IC Thursday: Voces inocentes

Today we're discussing Voces inocentes or, in lay, Innocent Voices. The 2004 movie focuses on the militaristic uses of children in the Salvadoran Civil War. The Salvadoran Civil War was South America's second longest civil war, running from 1979-1992.

Why we should care: Well, the U.S. had a pretty big role in the Salvadoran Civil War. Under the administration of three presidents, the U.S. sent seven billion dollars to El Salvador, mostly in favor of the Salvadoran military working to put down the liberal coup. The U.S. involvement in El Salvador's internal conflict was silent until a National Guard death squad raped and killed four American nuns and a laywoman in 1980. President Carter suspended all aid, at the time, until domestic right-wing groups pressured for continued support. They won out and the U.S. resumed its dumping of money into the complicated and bloody conflict.

Why we should care even more: The movie isn't really about the war, so much as it is about the orphans and child victims of the war.
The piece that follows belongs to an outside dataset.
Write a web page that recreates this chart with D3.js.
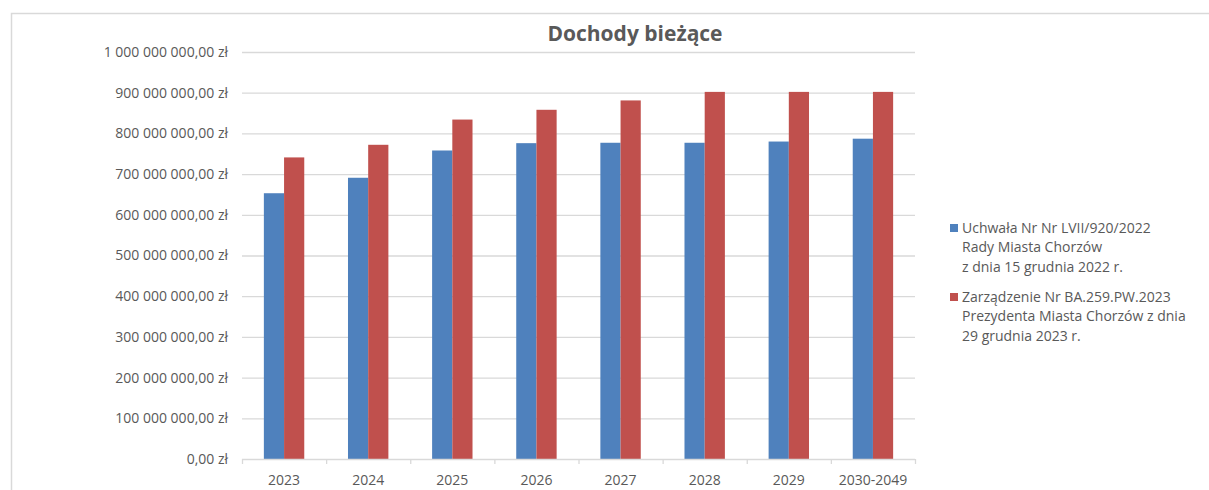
<!DOCTYPE html>
<html><head><meta charset="utf-8">
<script src="https://cdn.jsdelivr.net/npm/d3@7"></script>
<style>body{margin:0;background:#fff}svg{display:block}</style>
</head><body><svg id="c" width="1209" height="490"></svg>
<script>
const categories = ["2023","2024","2025","2026","2027","2028","2029","2030-2049"];
const seriesNames = [
  ["Uchwała Nr Nr LVII/920/2022","Rady Miasta Chorzów","z dnia 15 grudnia 2022 r."],
  ["Zarządzenie Nr BA.259.PW.2023","Prezydenta Miasta Chorzów z dnia","29 grudnia 2023 r."]
];
const seriesA = [653e6, 691e6, 758e6, 776e6, 777e6, 777e6, 780e6, 787e6];
const seriesB = [741e6, 772e6, 834e6, 858e6, 881e6, 902e6, 902e6, 902e6];
const yTicks = [0,1e8,2e8,3e8,4e8,5e8,6e8,7e8,8e8,9e8,1e9];
const colors = ["#4F81BD","#C0504D"];

const svg = d3.select("#c");
const font = "'Open Sans', sans-serif";
// chart border
svg.append("rect").attr("x",11.5).attr("y",13.5).attr("width",1210).attr("height",500)
  .attr("fill","none").attr("stroke","#d9d9d9").attr("stroke-width",1.5);

const x0 = 242, x1 = 915, yTop = 52, yBot = 459;
const x = d3.scaleBand().domain(categories).range([x0,x1]).paddingInner(0).paddingOuter(0);
const y = d3.scaleLinear().domain([0,1e9]).range([yBot,yTop]);

const fmt = v => {
  const s = Math.round(v).toString().replace(/\B(?=(\d{3})+(?!\d))/g, " ");
  return s + ",00 zł";
};

// gridlines
svg.append("g").selectAll("line").data(yTicks.filter(d=>d>0)).join("line")
  .attr("x1",x0).attr("x2",x1).attr("y1",d=>y(d)+0.5).attr("y2",d=>y(d)+0.5)
  .attr("stroke","#d9d9d9").attr("stroke-width",1.3);

// y labels
svg.append("g").selectAll("text").data(yTicks).join("text")
  .attr("x",228).attr("y",d=>y(d)).attr("dy","0.35em").attr("text-anchor","end")
  .attr("font-family",font).attr("font-size",14).attr("fill","#595959").text(fmt);

// bars
const bw = 20.2;
const gw = 2*bw;
const groups = svg.append("g");
[seriesA, seriesB].forEach((s, si) => {
  groups.append("g").selectAll("rect").data(s).join("rect")
    .attr("x",(d,i)=>x(categories[i]) + (x.bandwidth()-gw)/2 + si*bw)
    .attr("y",d=>y(d)).attr("width",bw).attr("height",d=>yBot-y(d))
    .attr("fill",colors[si]);
});

// x axis
const xa = svg.append("g");
xa.append("line").attr("x1",x0).attr("x2",x1).attr("y1",yBot+0.5).attr("y2",yBot+0.5)
  .attr("stroke","#d9d9d9").attr("stroke-width",1.3);
const bounds = categories.map(c=>x(c)).concat([x1]);
xa.selectAll("line.t").data(bounds).join("line").attr("class","t")
  .attr("x1",d=>d+0.5).attr("x2",d=>d+0.5).attr("y1",yBot).attr("y2",yBot+5)
  .attr("stroke","#d9d9d9").attr("stroke-width",1.3);
xa.selectAll("text").data(categories).join("text")
  .attr("x",d=>x(d)+x.bandwidth()/2).attr("y",480).attr("dy","0.35em").attr("text-anchor","middle")
  .attr("font-family",font).attr("font-size",14).attr("fill","#595959").text(d=>d);

// title
svg.append("text").attr("x",635).attr("y",41).attr("text-anchor","middle")
  .attr("font-family",font).attr("font-size",21).attr("font-weight","bold").attr("fill","#595959")
  .text("Dochody bieżące");

// legend
const leg = svg.append("g");
const legTop = [228, 297];
seriesNames.forEach((lines, si) => {
  leg.append("rect").attr("x",950).attr("y",legTop[si]-4).attr("width",8).attr("height",8).attr("fill",colors[si]);
  const t = leg.append("text").attr("font-family",font).attr("font-size",14).attr("fill","#595959");
  lines.forEach((ln, li) => {
    t.append("tspan").attr("x",962).attr("y",legTop[si]+li*19.5).attr("dy","0.35em").text(ln);
  });
});
</script></body></html>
Set in 1980, the same year that the issue came to the fore in the US, the movie follows Chava and his mother Kella as they fight the forces of destruction to keep their family together. The movie is a microcosm of the problem of child victimization by military conflicts. There's no way to accurately discuss this issue in a short amount of time. Suffice it to say that children have been used for militaristic purposes since the beginning of time in nearly every culture (including the U.S.! WEE!!!)

There are a few ways children are used in the military: 1) Combat soldiers. The kids, as young as 7 in Kurdistan, participate as full members of a nation or movement's standing army. This means they hold weapons, kill people, and often rape and pillage with glee.

2) Non-combat soldiers. These kids often serve as messengers, lookouts, spies, and sources of misinformation. They also serve as sexual slaves for military leaders and common soldiers.

3) Body shields. They are used as human body shields during fire fights. They are also scouts for mines.

4) Propaganda. Saddam Hussein used children as young as 10 in his Fedayeen Saddam or "Saddam's Men of Sacrifice". These were the kids with the red bandannas tied around their foreheads, holding Kalashnikovs in the Gulf War. You may have heard about them from the news; that's because they were both combat soldiers and a propaganda tactic.

As I said, this problem is far too complicated and wide-spread to state succinctly. So watch the movie. It will give you a pretty accurate account of the life of desperate families involved in wars that the United States will support but never take part of. It'll also give you a pretty good look at situations that we will never have to experience and probably feel like we don't want to think about. That's why International Cinema rules. These are more than movies. Go and be affected.